Checking network connectivity
Before connecting Matillion Data Productivity Cloud to your Datacom database, you must ensure that the database allows incoming connections from the correct sources, depending on your deployment type:
-
Full SaaS Agent Configuration:
The Datacom database must be configured to allow incoming connections from the IP addresses used by Matillion Data Productivity Cloud. Refer to the list of current IP addresses here: Allowing IP addresses for connections. -
Hybrid SaaS Deployment:
In this configuration, your Datacom database must allow incoming connections from your own virtual private cloud (VPC). To validate or troubleshoot connectivity from your environment, helpful utilities are available on the Matillion Exchange: Check Network Access.
Additionally, if your Datacom database is referenced by a DNS hostname (instead of a direct IP address), ensure that the Full SaaS or Hybrid SaaS agent can resolve the DNS name. Proper DNS resolution is required for successful connectivity.
Querying Data from a Datacom Database
This guide provides technical instructions for querying data from a Datacom database, including query examples, datatype conversion considerations, and recommended patterns for loading data (initial and incremental).
1. Example: SQL SELECT Statements in Datacom
Datacom supports SQL access using familiar
SELECTsyntax. Here are example queries:
Basic Query
SELECT CUSTOMER_ID, CUSTOMER_NAME, EMAIL FROM CUSTOMER;
Filtered Query
SELECT ORDER_ID, ORDER_DATE, AMOUNT FROM ORDERS WHERE ORDER_DATE >= '2023-01-01';
Joining Tables
SELECT C.CUSTOMER_NAME, O.ORDER_ID, O.AMOUNT FROM CUSTOMER C JOIN ORDERS O ON C.CUSTOMER_ID = O.CUSTOMER_ID;
2. Datatype Conversion: Datacom to Redshift
If loading data from Datacom into Amazon Redshift, beware of datatype differences. Common conversions include:
| Datacom Datatype | Compatible Redshift Datatype |
|---|---|
| CHAR(n) | VARCHAR(n) |
| NUMERIC(p,s) | DECIMAL(p,s) |
| DATE | DATE |
| TIME | TIME |
| SMALLINT | SMALLINT |
| FLOAT | DOUBLE PRECISION |
When designing ETL processes, confirm compatible mapping to prevent load errors or data truncation.

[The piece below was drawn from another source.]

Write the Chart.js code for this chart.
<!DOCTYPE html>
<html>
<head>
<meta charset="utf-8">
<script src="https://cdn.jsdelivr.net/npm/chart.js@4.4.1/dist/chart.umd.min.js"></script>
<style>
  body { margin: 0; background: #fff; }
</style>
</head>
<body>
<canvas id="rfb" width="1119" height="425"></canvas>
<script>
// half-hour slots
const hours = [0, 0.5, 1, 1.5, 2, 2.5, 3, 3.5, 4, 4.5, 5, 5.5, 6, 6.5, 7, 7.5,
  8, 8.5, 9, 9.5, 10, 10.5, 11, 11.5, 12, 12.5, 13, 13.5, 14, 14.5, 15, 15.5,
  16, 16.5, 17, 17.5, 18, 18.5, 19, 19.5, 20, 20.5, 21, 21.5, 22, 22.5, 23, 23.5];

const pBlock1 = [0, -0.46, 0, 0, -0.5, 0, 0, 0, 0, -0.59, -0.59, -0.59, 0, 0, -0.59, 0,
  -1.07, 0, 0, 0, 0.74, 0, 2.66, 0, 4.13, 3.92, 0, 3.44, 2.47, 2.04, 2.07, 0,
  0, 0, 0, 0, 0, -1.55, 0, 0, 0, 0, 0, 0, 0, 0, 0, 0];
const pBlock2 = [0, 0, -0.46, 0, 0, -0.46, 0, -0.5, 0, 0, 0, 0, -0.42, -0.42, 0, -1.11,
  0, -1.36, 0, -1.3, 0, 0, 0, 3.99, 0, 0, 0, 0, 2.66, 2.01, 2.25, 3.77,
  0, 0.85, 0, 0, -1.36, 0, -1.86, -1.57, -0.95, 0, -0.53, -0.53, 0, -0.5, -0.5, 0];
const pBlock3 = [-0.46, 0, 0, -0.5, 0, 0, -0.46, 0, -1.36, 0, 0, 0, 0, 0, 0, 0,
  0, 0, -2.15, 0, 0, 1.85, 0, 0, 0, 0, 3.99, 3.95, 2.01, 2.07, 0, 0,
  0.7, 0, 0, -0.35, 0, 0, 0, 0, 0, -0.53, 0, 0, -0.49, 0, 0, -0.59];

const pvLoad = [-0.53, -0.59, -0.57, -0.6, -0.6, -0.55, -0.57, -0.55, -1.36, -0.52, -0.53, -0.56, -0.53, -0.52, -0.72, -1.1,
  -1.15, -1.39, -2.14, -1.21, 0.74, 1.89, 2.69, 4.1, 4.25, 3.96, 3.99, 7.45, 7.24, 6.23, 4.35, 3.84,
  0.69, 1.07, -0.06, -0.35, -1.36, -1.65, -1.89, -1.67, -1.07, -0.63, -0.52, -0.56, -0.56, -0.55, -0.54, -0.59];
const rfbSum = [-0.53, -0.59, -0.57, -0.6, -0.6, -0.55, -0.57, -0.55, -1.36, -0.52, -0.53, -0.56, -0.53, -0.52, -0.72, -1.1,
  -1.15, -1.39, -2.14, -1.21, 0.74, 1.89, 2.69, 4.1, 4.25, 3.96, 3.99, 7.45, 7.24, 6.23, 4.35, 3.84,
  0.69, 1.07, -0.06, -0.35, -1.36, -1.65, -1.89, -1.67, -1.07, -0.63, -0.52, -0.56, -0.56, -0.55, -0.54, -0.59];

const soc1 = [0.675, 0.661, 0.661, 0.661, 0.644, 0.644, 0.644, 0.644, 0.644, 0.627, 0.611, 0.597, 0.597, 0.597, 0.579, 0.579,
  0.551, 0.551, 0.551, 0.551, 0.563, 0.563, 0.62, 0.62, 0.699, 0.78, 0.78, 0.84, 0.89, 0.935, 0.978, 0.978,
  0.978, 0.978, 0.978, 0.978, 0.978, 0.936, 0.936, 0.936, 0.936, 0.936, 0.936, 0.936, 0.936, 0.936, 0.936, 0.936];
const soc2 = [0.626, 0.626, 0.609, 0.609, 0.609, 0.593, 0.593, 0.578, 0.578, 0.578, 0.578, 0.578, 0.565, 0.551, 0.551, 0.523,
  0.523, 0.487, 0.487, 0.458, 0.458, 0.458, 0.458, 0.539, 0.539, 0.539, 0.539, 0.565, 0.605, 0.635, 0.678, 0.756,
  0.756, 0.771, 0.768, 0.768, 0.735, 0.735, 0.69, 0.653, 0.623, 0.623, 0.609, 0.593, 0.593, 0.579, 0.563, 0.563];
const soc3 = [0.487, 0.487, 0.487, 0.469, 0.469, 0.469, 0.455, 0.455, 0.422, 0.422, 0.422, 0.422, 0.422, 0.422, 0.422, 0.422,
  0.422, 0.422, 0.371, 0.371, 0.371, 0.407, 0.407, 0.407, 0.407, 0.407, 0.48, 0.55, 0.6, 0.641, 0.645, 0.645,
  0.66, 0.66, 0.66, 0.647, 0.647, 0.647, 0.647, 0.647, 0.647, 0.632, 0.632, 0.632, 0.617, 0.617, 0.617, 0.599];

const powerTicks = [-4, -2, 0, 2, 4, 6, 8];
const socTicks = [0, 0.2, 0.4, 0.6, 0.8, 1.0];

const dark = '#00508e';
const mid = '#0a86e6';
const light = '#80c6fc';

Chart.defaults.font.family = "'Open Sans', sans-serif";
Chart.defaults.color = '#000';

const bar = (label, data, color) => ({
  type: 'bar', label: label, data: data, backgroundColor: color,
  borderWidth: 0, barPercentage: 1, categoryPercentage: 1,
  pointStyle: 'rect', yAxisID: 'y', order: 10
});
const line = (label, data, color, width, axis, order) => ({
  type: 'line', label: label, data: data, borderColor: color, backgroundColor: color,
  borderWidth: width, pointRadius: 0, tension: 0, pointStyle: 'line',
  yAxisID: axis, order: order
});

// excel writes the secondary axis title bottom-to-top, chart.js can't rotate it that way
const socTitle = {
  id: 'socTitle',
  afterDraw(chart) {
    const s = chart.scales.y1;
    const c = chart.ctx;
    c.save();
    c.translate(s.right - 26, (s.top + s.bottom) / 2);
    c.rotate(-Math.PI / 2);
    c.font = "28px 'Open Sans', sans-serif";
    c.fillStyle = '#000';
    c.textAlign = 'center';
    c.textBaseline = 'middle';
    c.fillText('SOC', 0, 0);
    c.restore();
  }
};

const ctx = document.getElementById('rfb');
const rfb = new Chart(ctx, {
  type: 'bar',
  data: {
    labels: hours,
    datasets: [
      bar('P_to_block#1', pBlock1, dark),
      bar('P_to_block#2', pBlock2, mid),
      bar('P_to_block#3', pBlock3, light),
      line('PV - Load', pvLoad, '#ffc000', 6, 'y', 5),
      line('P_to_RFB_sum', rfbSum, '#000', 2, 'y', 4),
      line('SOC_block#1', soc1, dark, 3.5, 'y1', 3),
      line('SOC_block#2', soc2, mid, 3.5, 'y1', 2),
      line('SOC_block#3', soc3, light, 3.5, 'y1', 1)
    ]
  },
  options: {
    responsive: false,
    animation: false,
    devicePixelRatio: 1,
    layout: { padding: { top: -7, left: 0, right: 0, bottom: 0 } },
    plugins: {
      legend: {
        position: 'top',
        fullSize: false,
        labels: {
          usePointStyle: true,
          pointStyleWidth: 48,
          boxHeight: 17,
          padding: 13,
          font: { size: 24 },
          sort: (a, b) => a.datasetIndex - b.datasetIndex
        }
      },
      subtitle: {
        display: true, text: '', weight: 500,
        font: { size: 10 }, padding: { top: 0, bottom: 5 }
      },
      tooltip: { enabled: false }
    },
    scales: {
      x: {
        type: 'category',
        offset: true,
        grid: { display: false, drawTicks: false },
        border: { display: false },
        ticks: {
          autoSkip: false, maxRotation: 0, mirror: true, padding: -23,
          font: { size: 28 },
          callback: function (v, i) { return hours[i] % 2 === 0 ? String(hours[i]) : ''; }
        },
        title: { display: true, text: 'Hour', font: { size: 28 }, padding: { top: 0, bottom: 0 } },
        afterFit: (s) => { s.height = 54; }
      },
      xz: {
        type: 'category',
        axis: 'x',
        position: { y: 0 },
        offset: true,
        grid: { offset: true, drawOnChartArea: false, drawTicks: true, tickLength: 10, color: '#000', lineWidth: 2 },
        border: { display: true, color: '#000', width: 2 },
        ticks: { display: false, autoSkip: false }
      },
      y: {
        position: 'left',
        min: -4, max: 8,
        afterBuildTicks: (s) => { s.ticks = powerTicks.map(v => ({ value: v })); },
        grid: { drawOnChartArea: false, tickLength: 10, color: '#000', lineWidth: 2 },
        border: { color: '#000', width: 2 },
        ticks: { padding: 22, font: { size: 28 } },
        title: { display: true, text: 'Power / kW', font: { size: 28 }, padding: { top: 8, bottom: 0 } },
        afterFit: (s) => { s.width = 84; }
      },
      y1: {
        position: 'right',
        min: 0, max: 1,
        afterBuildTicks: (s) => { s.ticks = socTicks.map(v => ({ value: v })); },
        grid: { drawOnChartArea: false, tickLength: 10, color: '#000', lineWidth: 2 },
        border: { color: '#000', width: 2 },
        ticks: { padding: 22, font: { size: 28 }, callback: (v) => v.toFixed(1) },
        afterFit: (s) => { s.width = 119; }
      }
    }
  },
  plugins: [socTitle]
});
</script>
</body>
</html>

3. Loading Patterns: Initial and Incremental Loads
3.1 Initial Load
- Purpose: Perform a one-time, complete copy of the desired data.

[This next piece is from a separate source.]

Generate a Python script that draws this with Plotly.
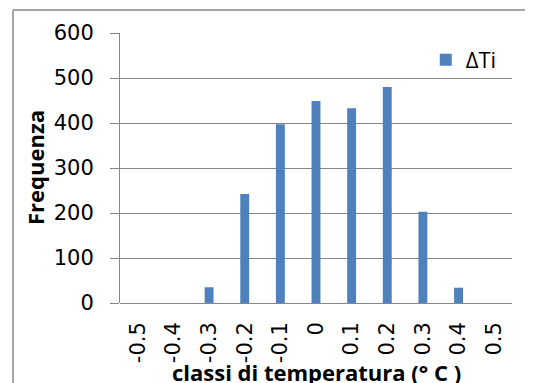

- Pattern: Use the Database Query component without a
WHERE
clause to select all records. - Example:
SELECT * FROM PURCHASE_TRANSACTIONS;
3.2 Incremental Load
- Purpose: Regularly import new or changed records since the last successful load.
- Pattern: Use the Database Query component with a filter clause. Filter typically on a timestamp or an incrementing ID.
- Example:
SELECT * FROM PURCHASE_TRANSACTIONS
WHERE LAST_UPDATED > '${last_successful_load_time}';
${last_successful_load_time}is a placeholder for your process variable tracking load state.

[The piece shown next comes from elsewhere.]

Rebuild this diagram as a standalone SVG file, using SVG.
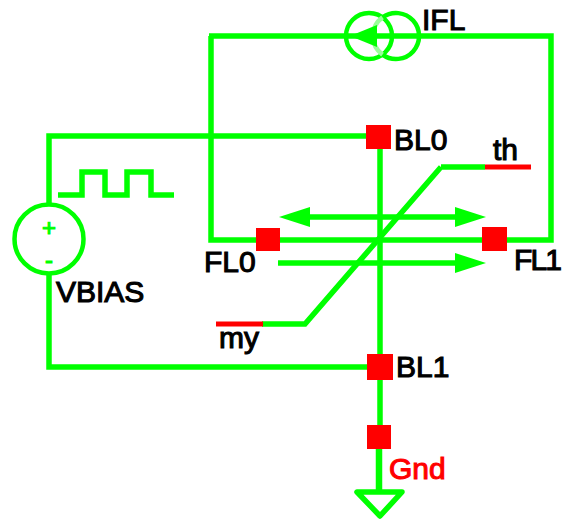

Read more about Incremental Load: Data Replication Strategy.
- Tip: Utilize the same Database Query component for both initial and incremental loads, modifying only the WHERE/filter clause according to the load type.
By following these guidelines, you can reliably query, extract, and load data from Datacom, handling both bulk and incremental scenarios efficiently.
Data Integration Architecture
Loading data into Redshift in advance of integration offers a practical "divide and conquer" approach by breaking the process into two distinct steps: extraction and loading first, followed by transformation and integration. This methodology is a principal advantage of the ELT (Extract, Load, Transform) architecture, as it separates the often time-consuming data movement from the computationally intensive transformation logic. Effective data integration relies on transforming raw data into a consistent, usable format—best achieved through well-designed data transformation pipelines. Another key benefit of the ELT approach is that these transformations and the ultimate data integration activities are performed directly within the Redshift environment. As a result, integration tasks are fast, available on-demand, and can scale with the needs of the business—all while avoiding the need to provision and maintain separate data processing infrastructure, leading to both operational and cost efficiencies.